Tenth Perfection: Equanimity.
During the Kaya-panidhana kala the Bodhisatta, who was still a worldling, committed many unwholesome deeds of which twelve were serious enough for the results to be felt even as the Buddha. Four of these pertained to the insulting of a Pacceka Buddha. (A Pacceka Buddha or a Silent Buddha realized the Truth on His own, but unlike a Supreme Buddha, does not have the ability to teach the Dhamma that He realized to others. A Pacceka Buddha completes the virtues up to about 50% of the level required by a Supreme Buddha and only appears to a world at a time when the teachings of a Supreme Buddha are not present.) The Bodhisatta who was struggling for perfection and Buddhahood, had talked down to, or insulted, Pacceka Buddhas through jealousy. The text did not specify to which of the four incidents this related. But as a result of one of these unwholesome deeds, our Bodhisatta was born as an ascetic who practiced an extreme form of asceticism. The ascetics in this sect slept in cemeteries among the bones and skulls of dead bodies that had been left to rot, and wore hardly any clothing.

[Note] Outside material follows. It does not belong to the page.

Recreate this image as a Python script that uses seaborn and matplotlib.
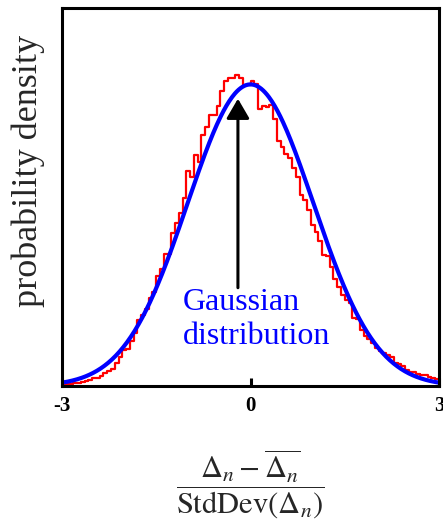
import numpy as np
import pandas as pd
import matplotlib
matplotlib.use("Agg")
import matplotlib.pyplot as plt
import seaborn as sns

# ---- data ----
bin_lo, bin_hi, n_bins = -3.0, 3.0, 100
hist_density = [
    0.002, 0.002, 0.003, 0.004, 0.004, 0.005, 0.006, 0.008, 0.010, 0.011,
    0.013, 0.017, 0.020, 0.023, 0.030, 0.039, 0.048, 0.049, 0.059, 0.070,
    0.087, 0.094, 0.102, 0.116, 0.124, 0.146, 0.155, 0.174, 0.175, 0.202,
    0.215, 0.229, 0.249, 0.285, 0.277, 0.305, 0.296, 0.332, 0.342, 0.358,
    0.358, 0.370, 0.390, 0.403, 0.407, 0.407, 0.411, 0.408, 0.398, 0.398,
    0.404, 0.399, 0.367, 0.370, 0.369, 0.372, 0.353, 0.324, 0.316, 0.307,
    0.301, 0.288, 0.276, 0.253, 0.246, 0.233, 0.213, 0.204, 0.192, 0.173,
    0.172, 0.158, 0.141, 0.131, 0.120, 0.114, 0.110, 0.090, 0.088, 0.074,
    0.066, 0.062, 0.057, 0.050, 0.046, 0.043, 0.041, 0.039, 0.031, 0.029,
    0.027, 0.021, 0.018, 0.018, 0.016, 0.015, 0.014, 0.012, 0.010, 0.009,
]
gauss_mu, gauss_sigma = 0.0, 1.0
x_ticks = [-3, 0, 3]
x_tick_labels = ["-3", "0", "3"]
y_label = "probability density"
x_label = r"$\dfrac{\Delta_n - \overline{\Delta_n}}{\mathrm{StdDev}(\Delta_n)}$"
annot_lines = ["Gaussian", "distribution"]
arrow_x, arrow_y0, arrow_y1 = -0.2, 0.130, 0.380

# ---- style ----
sns.set_theme(style="white")
plt.rcParams['font.family'] = ['Liberation Serif', 'DejaVu Serif']
plt.rcParams['mathtext.fontset'] = 'stix'

W, H = 443, 521
fig = plt.figure(figsize=(W / 100, H / 100), dpi=100)
ax = fig.add_axes([62 / W, (H - 386) / H, 377 / W, 378 / H])

binw = (bin_hi - bin_lo) / n_bins
edges = np.linspace(bin_lo, bin_hi, n_bins + 1)
centers = (edges[:-1] + edges[1:]) / 2
df = pd.DataFrame({"x": centers, "w": hist_density})
sns.histplot(data=df, x="x", weights="w", binwidth=binw, binrange=(bin_lo, bin_hi),
             element="step", fill=False, color="#ff0000", linewidth=1.6, ax=ax)

xg = np.linspace(bin_lo, bin_hi, 400)
yg = np.exp(-0.5 * ((xg - gauss_mu) / gauss_sigma) ** 2) / (gauss_sigma * np.sqrt(2 * np.pi))
sns.lineplot(x=xg, y=yg, color="#0000ff", linewidth=3.0, ax=ax)

ax.annotate("", xy=(arrow_x, arrow_y1), xytext=(arrow_x, arrow_y0),
            arrowprops=dict(arrowstyle="-|>,head_length=0.6,head_width=0.35",
                            color="black", lw=2.2, mutation_scale=20,
                            shrinkA=0, shrinkB=0))

ax.text(-1.074, 0.1005, annot_lines[0], color="#0000ff", fontsize=23,
        ha="left", va="baseline")
ax.text(-1.074, 0.0556, annot_lines[1], color="#0000ff", fontsize=23,
        ha="left", va="baseline")

ax.set_xlim(bin_lo, bin_hi)
ax.set_ylim(0, 0.5)
ax.set_xticks(x_ticks)
ax.set_xticklabels(x_tick_labels, fontweight="bold", fontsize=15)
ax.set_yticks([])
ax.tick_params(axis="x", direction="in", length=6, width=2.2, pad=7,
               bottom=True, top=False, colors="black")
for s in ax.spines.values():
    s.set_linewidth(2.2)
    s.set_color("black")

ax.set_ylabel(y_label, fontsize=26, labelpad=12, y=0.57)
ax.set_xlabel(x_label, fontsize=22, labelpad=23)

fig.savefig("out.png", dpi=100)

The Bodhisatta, who during this period believed in this extreme form of asceticism, practiced these beliefs to the fullest so that the followers of this sect praised Him and honoured Him for His perseverance and dedication. Many others, who did not believe in such extreme forms of asceticism, ridiculed Him for His practice of austerity.
Throughout this period, the Bodhisatta, who was trying to perfect the virtue of equanimity, retained a balanced mind by not reacting to either the praise or insults that He received every day. With equanimity He observed the sensations that arose within Him when He was praised, and forestalled the reaction of craving or attachment to the pleasurable sensation by reflecting on impermanence. Similarly, with equanimity, He observed the sensations that arose when He was ridiculed and insulted, and forestalled the aversion or repulsion to the unpleasant sensation by reflecting on impermenance. In so doing the Bodhisatta, who had practiced equanimity in many, many former births, achieved perfection in equanminity and stated thus:
“I laid me down among the dead
A pillow of their bones I made
While from the village all around
Some came to mock, and some came to praise.”
Later the Bodhisatta realized that this form of asceticism was not conducive to His quest for enlightenment. He left this sect and took to the asceticism practiced by more moderate sects, where meditation and spiritual development were the goal.